"""

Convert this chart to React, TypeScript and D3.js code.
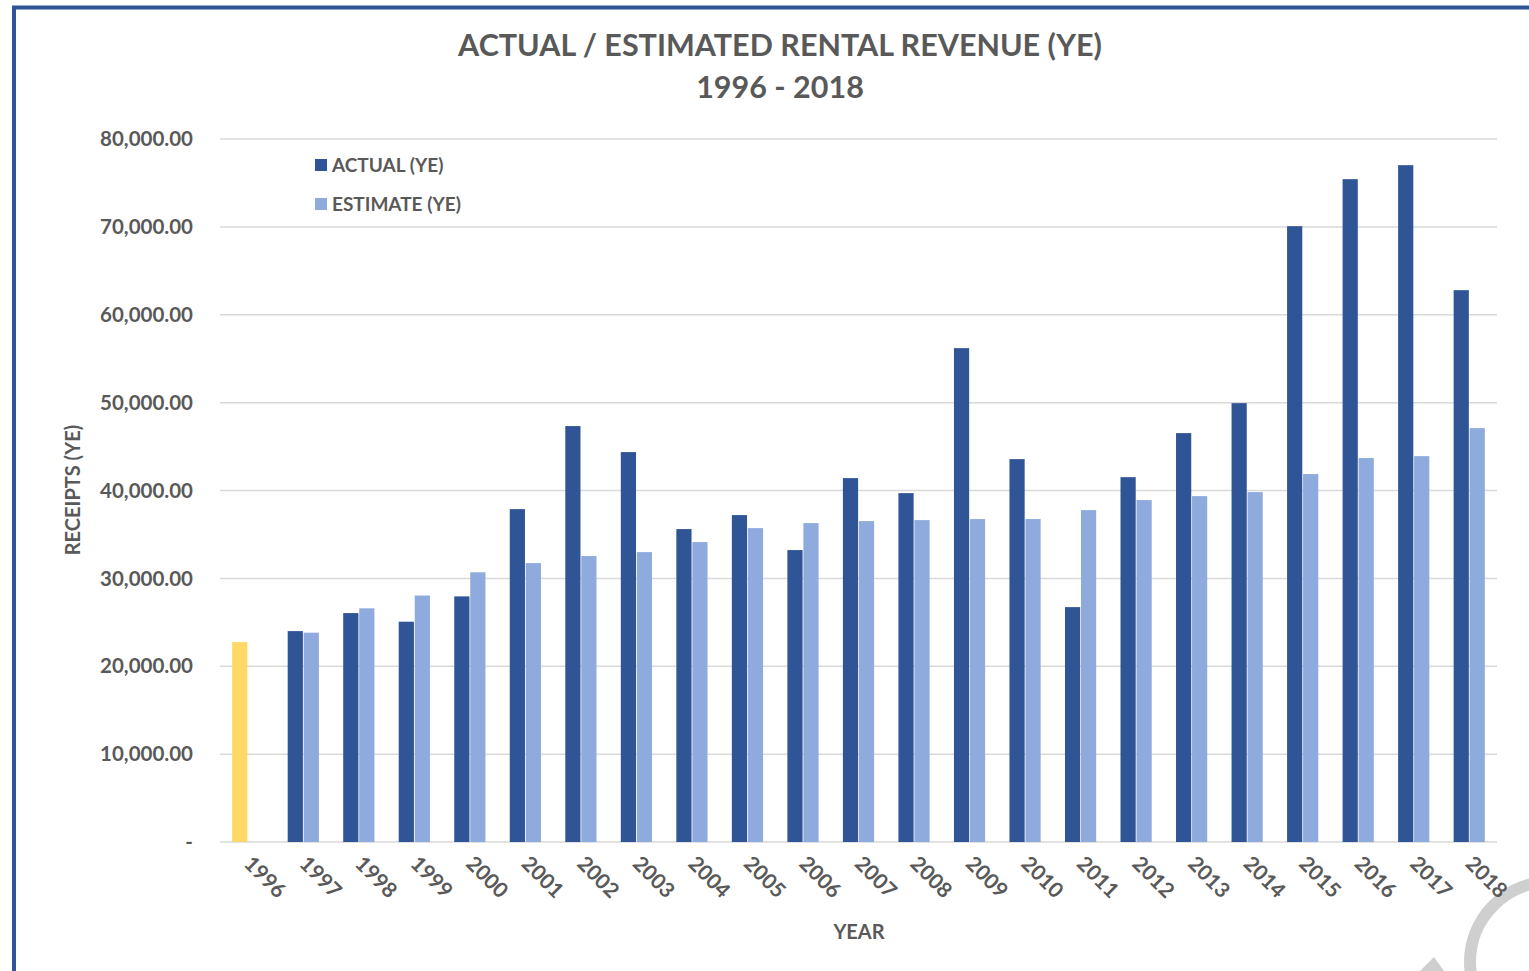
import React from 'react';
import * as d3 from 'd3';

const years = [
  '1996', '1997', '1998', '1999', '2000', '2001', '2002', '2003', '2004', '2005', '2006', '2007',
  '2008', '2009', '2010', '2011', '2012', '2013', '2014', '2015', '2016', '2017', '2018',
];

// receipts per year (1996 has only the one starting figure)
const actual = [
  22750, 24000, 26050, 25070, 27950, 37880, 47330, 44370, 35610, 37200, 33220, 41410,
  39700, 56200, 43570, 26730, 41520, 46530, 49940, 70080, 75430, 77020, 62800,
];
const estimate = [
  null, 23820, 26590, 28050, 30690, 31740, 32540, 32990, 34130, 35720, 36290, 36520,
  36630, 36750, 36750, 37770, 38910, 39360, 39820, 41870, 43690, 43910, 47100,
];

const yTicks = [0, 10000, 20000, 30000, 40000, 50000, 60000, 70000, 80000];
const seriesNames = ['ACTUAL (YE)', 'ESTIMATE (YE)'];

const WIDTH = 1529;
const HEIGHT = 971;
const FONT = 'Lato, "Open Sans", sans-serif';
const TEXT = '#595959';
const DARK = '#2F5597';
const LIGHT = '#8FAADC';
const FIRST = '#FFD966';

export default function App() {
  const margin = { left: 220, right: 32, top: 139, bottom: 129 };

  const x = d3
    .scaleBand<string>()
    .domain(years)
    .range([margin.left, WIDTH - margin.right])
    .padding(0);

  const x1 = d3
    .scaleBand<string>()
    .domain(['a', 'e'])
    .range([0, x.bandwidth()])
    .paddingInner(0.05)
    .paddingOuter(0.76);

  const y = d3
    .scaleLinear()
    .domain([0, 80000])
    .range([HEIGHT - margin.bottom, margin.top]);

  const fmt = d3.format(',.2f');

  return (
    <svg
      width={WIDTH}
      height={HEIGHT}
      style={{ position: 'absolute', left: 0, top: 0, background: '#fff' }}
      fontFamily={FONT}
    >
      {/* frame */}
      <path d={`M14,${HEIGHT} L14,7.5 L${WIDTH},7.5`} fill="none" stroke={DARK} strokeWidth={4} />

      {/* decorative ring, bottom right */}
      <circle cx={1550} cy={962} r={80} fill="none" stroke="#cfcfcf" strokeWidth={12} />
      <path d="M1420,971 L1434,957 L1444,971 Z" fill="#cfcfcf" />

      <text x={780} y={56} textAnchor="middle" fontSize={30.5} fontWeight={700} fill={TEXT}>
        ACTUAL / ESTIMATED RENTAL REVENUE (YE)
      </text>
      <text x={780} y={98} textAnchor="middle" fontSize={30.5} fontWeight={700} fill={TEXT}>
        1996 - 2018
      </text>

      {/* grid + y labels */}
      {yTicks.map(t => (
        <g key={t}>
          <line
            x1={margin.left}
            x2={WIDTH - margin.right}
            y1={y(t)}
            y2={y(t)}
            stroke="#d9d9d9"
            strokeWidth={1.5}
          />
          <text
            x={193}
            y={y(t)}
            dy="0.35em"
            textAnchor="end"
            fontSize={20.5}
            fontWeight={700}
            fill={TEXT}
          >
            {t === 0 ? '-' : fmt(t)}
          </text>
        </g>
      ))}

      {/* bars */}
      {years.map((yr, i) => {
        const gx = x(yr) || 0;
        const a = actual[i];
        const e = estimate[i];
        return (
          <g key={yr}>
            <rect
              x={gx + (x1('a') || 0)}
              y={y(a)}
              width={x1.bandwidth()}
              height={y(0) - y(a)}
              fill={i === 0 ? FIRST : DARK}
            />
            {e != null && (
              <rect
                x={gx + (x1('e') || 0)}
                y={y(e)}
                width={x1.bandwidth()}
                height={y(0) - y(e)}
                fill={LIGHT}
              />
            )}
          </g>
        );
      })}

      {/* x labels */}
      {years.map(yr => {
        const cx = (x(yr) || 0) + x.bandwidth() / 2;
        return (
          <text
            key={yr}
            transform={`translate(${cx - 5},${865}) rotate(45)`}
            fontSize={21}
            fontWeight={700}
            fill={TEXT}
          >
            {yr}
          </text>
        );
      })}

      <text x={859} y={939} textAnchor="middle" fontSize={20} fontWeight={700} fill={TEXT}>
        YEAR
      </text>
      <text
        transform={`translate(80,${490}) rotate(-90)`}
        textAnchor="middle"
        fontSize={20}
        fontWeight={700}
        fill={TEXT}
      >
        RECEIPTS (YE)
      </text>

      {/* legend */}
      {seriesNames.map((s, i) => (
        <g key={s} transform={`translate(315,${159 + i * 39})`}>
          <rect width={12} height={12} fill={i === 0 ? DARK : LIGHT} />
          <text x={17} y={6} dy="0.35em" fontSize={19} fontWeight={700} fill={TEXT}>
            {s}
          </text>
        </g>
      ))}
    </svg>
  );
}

"""
"""

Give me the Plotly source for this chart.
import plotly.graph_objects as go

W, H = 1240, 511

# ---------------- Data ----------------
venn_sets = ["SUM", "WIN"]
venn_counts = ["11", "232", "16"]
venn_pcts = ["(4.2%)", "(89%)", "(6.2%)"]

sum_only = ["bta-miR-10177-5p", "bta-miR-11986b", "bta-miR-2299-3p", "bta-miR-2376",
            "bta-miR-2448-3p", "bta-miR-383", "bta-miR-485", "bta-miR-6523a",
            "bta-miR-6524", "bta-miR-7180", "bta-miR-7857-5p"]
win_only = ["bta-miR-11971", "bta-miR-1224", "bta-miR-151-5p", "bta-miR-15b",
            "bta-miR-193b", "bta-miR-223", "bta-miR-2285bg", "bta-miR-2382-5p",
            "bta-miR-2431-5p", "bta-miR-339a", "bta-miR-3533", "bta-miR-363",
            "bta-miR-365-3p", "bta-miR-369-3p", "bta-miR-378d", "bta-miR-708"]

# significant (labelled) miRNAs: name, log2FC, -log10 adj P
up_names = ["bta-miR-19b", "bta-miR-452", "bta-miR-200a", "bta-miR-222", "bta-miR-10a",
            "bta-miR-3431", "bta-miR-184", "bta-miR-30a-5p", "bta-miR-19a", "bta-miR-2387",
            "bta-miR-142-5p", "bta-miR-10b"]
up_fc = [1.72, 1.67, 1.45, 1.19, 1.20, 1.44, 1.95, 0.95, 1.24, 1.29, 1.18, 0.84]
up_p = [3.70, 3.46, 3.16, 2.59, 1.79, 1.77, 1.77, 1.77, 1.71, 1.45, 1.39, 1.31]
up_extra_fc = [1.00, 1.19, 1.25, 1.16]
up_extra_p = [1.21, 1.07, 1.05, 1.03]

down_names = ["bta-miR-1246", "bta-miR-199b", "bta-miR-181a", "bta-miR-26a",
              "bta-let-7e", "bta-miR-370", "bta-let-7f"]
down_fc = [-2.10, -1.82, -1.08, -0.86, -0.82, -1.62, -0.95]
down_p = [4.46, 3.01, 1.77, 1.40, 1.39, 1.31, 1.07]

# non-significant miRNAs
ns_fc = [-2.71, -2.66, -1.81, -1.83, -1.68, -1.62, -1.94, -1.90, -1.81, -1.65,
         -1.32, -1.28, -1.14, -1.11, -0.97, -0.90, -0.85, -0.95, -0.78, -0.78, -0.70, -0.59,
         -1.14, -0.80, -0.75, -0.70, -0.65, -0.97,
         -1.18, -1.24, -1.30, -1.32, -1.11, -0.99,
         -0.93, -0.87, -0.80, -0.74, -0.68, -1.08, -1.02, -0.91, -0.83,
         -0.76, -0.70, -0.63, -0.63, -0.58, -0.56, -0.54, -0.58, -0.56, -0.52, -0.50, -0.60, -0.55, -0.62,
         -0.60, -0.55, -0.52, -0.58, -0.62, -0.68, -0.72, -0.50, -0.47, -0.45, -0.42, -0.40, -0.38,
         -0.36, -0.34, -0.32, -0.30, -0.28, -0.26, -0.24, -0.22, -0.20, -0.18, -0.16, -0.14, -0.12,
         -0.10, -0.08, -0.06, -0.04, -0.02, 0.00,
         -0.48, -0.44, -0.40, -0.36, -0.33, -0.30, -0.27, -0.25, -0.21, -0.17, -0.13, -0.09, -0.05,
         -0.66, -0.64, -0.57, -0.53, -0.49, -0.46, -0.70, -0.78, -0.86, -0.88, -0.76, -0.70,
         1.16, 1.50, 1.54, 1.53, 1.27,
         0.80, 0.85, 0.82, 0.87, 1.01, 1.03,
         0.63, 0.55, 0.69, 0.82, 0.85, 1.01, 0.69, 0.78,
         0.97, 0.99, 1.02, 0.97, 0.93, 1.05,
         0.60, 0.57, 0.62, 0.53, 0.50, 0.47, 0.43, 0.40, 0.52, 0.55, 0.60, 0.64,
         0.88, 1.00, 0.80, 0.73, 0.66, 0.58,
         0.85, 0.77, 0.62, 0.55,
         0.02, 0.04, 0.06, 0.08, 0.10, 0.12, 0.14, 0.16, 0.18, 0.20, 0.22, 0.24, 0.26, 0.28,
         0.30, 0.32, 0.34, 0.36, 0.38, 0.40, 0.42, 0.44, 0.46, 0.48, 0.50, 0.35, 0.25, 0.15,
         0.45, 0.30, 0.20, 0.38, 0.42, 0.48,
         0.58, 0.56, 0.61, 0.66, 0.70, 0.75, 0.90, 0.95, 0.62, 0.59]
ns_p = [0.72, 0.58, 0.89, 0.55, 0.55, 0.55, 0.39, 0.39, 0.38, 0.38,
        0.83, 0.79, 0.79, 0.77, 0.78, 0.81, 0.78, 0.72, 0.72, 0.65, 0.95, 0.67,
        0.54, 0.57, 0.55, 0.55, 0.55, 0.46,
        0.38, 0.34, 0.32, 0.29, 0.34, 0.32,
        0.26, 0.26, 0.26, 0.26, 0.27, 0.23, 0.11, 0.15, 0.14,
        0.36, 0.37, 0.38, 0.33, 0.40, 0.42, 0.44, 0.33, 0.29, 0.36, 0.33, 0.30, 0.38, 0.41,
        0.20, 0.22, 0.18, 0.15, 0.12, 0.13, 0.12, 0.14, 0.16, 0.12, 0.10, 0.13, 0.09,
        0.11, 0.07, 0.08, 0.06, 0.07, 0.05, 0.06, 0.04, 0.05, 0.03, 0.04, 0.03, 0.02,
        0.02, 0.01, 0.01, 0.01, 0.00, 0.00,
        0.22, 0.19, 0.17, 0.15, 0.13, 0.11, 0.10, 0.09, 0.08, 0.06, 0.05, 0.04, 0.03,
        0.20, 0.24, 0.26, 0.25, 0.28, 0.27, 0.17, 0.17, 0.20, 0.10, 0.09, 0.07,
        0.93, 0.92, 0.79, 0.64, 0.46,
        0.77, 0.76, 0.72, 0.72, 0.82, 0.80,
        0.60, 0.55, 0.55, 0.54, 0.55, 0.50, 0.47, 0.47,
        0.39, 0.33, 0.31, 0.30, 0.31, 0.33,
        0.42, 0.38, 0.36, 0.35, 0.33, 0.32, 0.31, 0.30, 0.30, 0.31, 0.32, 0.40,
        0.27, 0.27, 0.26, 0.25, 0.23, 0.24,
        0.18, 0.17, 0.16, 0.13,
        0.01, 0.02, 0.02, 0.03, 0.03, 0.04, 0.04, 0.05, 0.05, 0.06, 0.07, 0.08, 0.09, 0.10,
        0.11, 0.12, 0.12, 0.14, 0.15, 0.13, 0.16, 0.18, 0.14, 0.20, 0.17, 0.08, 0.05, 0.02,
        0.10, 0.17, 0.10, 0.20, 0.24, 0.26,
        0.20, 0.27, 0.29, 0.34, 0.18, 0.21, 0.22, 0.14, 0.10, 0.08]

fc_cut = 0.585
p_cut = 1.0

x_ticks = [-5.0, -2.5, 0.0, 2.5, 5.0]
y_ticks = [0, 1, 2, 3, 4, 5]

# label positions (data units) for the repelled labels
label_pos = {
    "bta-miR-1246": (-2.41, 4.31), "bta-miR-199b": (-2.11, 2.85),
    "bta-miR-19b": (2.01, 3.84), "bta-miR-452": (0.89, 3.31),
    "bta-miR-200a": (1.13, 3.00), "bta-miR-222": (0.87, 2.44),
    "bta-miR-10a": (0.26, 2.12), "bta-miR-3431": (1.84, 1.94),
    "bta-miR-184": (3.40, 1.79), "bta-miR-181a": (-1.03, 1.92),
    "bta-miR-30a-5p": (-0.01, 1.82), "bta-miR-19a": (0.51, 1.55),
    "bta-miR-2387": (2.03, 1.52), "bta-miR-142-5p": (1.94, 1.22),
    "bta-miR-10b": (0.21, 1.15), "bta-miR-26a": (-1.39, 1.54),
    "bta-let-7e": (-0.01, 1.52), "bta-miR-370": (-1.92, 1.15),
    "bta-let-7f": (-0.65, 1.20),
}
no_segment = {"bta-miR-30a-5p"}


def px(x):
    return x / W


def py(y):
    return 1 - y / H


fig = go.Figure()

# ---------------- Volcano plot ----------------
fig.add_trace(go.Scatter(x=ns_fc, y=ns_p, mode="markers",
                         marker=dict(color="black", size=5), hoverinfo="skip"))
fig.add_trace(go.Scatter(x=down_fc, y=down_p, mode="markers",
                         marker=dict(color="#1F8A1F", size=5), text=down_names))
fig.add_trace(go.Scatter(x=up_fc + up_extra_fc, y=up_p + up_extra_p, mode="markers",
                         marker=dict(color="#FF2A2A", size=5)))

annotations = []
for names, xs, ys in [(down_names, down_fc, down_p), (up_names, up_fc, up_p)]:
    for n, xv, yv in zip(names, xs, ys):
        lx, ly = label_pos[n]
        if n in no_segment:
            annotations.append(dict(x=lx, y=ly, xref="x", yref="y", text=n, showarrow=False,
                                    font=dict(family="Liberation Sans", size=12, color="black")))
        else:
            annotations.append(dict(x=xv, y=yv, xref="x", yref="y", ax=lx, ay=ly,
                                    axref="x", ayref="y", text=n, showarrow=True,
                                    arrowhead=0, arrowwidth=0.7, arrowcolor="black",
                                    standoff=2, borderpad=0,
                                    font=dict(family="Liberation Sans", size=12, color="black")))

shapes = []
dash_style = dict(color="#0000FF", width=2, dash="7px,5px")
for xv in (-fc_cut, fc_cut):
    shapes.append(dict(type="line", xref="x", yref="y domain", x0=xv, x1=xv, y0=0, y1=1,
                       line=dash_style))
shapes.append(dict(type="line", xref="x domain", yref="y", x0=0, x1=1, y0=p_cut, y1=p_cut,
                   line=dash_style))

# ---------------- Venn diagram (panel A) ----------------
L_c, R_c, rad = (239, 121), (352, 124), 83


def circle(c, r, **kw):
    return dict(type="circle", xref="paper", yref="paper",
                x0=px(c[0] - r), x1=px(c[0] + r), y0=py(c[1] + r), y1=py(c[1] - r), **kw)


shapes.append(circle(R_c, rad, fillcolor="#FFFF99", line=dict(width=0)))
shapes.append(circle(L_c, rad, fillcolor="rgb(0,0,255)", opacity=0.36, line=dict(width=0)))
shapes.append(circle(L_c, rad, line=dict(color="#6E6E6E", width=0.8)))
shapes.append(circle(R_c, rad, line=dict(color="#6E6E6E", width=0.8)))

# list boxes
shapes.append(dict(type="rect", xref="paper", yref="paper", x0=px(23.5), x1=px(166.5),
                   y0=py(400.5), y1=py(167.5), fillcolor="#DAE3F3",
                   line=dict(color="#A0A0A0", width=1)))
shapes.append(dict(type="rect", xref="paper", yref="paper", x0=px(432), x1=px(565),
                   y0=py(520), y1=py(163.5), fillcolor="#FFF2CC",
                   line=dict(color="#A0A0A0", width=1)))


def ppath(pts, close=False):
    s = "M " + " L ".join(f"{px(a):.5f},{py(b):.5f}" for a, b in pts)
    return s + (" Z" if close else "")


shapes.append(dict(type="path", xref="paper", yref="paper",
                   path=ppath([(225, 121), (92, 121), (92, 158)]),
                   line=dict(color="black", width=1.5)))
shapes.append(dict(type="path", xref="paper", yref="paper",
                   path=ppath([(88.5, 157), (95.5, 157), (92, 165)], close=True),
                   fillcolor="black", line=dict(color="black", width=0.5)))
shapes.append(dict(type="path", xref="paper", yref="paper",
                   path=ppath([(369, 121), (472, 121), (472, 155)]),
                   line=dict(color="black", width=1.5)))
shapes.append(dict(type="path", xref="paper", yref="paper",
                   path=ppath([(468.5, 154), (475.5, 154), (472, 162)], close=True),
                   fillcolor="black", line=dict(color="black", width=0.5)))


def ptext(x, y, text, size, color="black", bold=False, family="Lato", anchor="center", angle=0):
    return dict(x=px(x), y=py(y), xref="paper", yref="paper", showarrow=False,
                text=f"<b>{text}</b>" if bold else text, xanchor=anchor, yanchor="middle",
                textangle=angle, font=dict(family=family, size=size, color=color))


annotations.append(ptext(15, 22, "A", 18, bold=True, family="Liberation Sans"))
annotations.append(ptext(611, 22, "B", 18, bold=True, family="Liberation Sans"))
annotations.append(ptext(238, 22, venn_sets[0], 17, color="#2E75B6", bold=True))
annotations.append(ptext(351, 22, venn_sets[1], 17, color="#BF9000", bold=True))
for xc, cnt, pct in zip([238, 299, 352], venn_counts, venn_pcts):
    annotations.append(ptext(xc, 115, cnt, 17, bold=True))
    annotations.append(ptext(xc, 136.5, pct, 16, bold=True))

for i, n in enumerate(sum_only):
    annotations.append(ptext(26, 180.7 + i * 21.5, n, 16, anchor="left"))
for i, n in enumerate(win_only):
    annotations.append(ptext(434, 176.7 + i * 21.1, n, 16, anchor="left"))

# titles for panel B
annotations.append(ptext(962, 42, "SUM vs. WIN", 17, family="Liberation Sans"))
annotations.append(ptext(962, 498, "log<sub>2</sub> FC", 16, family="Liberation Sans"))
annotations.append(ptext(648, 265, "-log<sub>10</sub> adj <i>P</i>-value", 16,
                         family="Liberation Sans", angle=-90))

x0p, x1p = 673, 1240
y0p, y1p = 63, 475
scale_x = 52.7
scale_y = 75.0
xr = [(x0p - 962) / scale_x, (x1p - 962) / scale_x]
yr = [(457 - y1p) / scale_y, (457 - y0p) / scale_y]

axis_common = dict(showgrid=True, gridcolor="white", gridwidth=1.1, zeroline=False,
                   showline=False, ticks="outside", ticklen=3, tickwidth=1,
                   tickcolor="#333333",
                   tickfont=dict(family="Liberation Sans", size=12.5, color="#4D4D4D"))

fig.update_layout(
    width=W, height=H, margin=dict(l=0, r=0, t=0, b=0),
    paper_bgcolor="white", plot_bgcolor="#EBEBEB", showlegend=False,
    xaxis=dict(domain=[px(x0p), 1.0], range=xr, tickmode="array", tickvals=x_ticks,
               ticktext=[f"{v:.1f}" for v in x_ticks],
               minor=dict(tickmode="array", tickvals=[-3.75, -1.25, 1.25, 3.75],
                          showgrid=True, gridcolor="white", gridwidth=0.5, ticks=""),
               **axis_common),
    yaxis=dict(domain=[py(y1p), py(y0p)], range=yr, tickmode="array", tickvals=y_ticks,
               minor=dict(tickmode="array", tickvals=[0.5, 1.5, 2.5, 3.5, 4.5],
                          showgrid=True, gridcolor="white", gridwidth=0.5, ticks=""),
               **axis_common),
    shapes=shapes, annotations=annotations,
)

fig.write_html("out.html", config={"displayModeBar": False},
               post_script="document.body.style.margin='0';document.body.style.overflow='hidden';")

"""

TASK DESCRIPTION -
Every line from the one containing "Give me the Plotly source for this chart." through the one containing "down_p = [4.46, 3.01, 1.77, 1.40, 1.39, 1.31, 1.07]" is to be given again exactly, both ends included, and no line outside that range.

TASK ANSWER -
Give me the Plotly source for this chart.
import plotly.graph_objects as go

W, H = 1240, 511

# ---------------- Data ----------------
venn_sets = ["SUM", "WIN"]
venn_counts = ["11", "232", "16"]
venn_pcts = ["(4.2%)", "(89%)", "(6.2%)"]

sum_only = ["bta-miR-10177-5p", "bta-miR-11986b", "bta-miR-2299-3p", "bta-miR-2376",
            "bta-miR-2448-3p", "bta-miR-383", "bta-miR-485", "bta-miR-6523a",
            "bta-miR-6524", "bta-miR-7180", "bta-miR-7857-5p"]
win_only = ["bta-miR-11971", "bta-miR-1224", "bta-miR-151-5p", "bta-miR-15b",
            "bta-miR-193b", "bta-miR-223", "bta-miR-2285bg", "bta-miR-2382-5p",
            "bta-miR-2431-5p", "bta-miR-339a", "bta-miR-3533", "bta-miR-363",
            "bta-miR-365-3p", "bta-miR-369-3p", "bta-miR-378d", "bta-miR-708"]

# significant (labelled) miRNAs: name, log2FC, -log10 adj P
up_names = ["bta-miR-19b", "bta-miR-452", "bta-miR-200a", "bta-miR-222", "bta-miR-10a",
            "bta-miR-3431", "bta-miR-184", "bta-miR-30a-5p", "bta-miR-19a", "bta-miR-2387",
            "bta-miR-142-5p", "bta-miR-10b"]
up_fc = [1.72, 1.67, 1.45, 1.19, 1.20, 1.44, 1.95, 0.95, 1.24, 1.29, 1.18, 0.84]
up_p = [3.70, 3.46, 3.16, 2.59, 1.79, 1.77, 1.77, 1.77, 1.71, 1.45, 1.39, 1.31]
up_extra_fc = [1.00, 1.19, 1.25, 1.16]
up_extra_p = [1.21, 1.07, 1.05, 1.03]

down_names = ["bta-miR-1246", "bta-miR-199b", "bta-miR-181a", "bta-miR-26a",
              "bta-let-7e", "bta-miR-370", "bta-let-7f"]
down_fc = [-2.10, -1.82, -1.08, -0.86, -0.82, -1.62, -0.95]
down_p = [4.46, 3.01, 1.77, 1.40, 1.39, 1.31, 1.07]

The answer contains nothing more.